A further inspection reveals the entire flat to be lined with wood. A narrow but double-high room opens up inside. In here, a simple kitchen counter is tucked up against the wall of the hall, below the bed loft’s navigation bridge with stairs leading up to the platform. The west-facing view is framed by a large window section, whose shape seems to mirror the activist’s windows across the road. It also reminds me of Louis Kahn’s Fischer House. This is the heart of the dwelling. Two alcoves – one facing the street and one facing the courtyard – open into the double-high main space; small cubicles with built-in cabinets and a bed, which is all you need, really. However, there’s something puzzling about the uniform materiality that makes me feel at home but also slightly claustrophobic. I guess time will show if the residents will feel tempted to paint the walls or they’ll be content with living in this wooden box with its catalogue of ceiling heights and storage options.

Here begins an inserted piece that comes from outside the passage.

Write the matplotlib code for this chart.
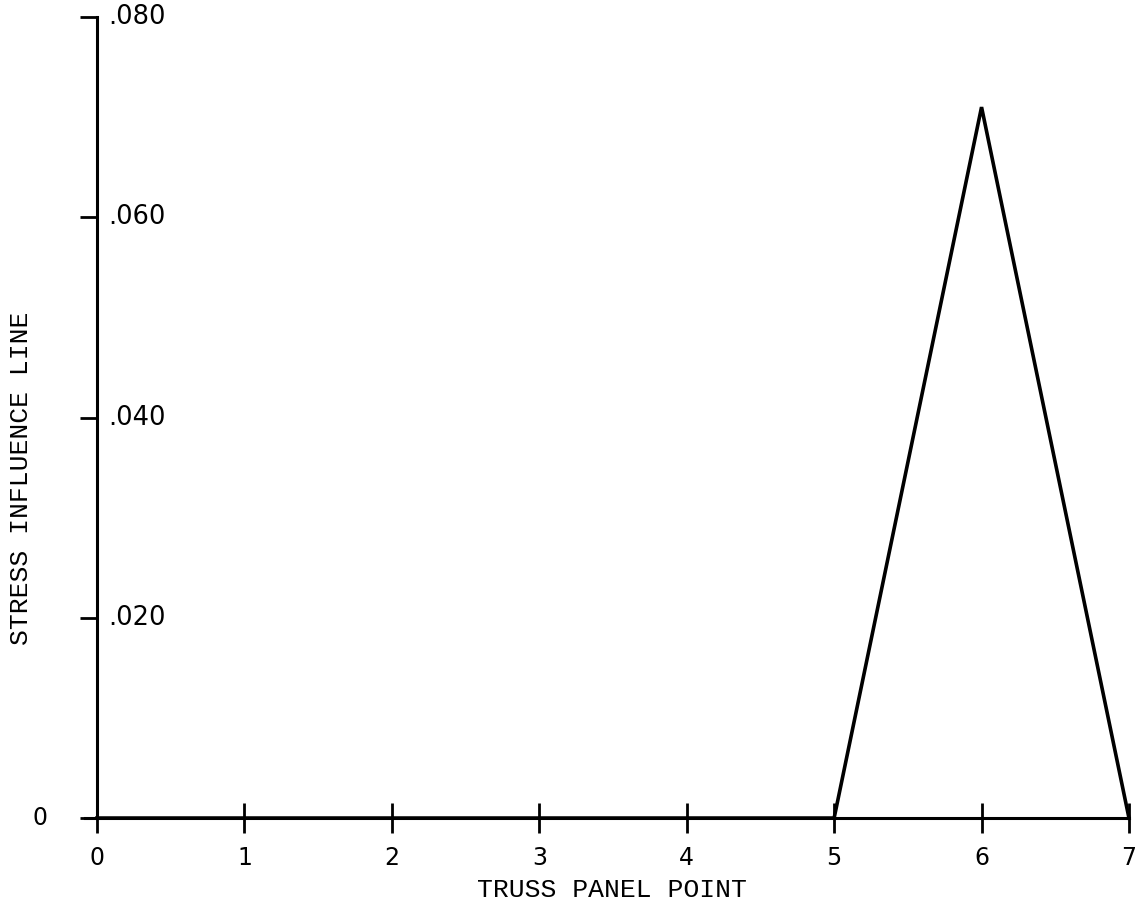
import numpy as np
import matplotlib
matplotlib.use("Agg")
import matplotlib.pyplot as plt
import matplotlib.transforms as mtransforms

# influence line ordinates at truss panel points
panel_points = [0, 1, 2, 3, 4, 5, 6, 7]
influence = [0, 0, 0, 0, 0, 0, 0.071, 0]

y_ticks = [0, 0.020, 0.040, 0.060, 0.080]
y_labels = ["0", ".020", ".040", ".060", ".080"]
x_labels = ["0", "1", "2", "3", "4", "5", "6", "7"]

fig = plt.figure(figsize=(11.42, 9.13), dpi=100)
ax = fig.add_axes([0.0849, 0.104, 0.9037, 0.8774])

ax.plot(panel_points, influence, color="black", lw=2.6, solid_joinstyle="miter", clip_on=False)

ax.set_xlim(0, 7)
ax.set_ylim(0, 0.08)
for s in ["top", "right"]:
    ax.spines[s].set_visible(False)
ax.spines["left"].set_linewidth(2.2)
ax.spines["bottom"].set_linewidth(2.2)
ax.spines["bottom"].set_bounds(-0.08, 7)

ax.set_xticks(panel_points)
ax.set_xticklabels(x_labels, fontsize=17, family="DejaVu Sans")
ax.tick_params(axis="x", direction="inout", length=22, width=2, pad=9)

ax.set_yticks(y_ticks)
ax.set_yticklabels([])
ax.tick_params(axis="y", direction="out", length=12, width=2)

# y tick labels sit to the right of the axis, except the zero label
trans = mtransforms.blended_transform_factory(ax.transAxes, ax.transData)
for v, lab in zip(y_ticks, y_labels):
    if v == 0:
        ax.text(-0.055, v, lab, transform=trans, ha="center", va="center",
                fontsize=17, family="DejaVu Sans")
    else:
        ax.text(0.011, v, lab, transform=trans, ha="left", va="center",
                fontsize=18.5, family="DejaVu Sans")

fig.text(0.536, 0.025, "TRUSS PANEL POINT", ha="center", va="center",
         fontsize=19, family="Liberation Mono")
fig.text(0.018, 0.476, "STRESS INFLUENCE LINE", ha="center", va="center",
         rotation=90, fontsize=19, family="Liberation Mono")

fig.savefig("out.png", dpi=100, facecolor="white")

Moments later I’m back in the street again, feeling elevated. This whole development has a human scale; a scale that the rest of the new city seems to have forgotten about. There’s a kindship and correlation between what is designed and what is not. Which just goes to show how a careful reading of the context and its qualities can inform a project, enhance it and anchor it to a place by engaging with what is already there and adding new layers to the city.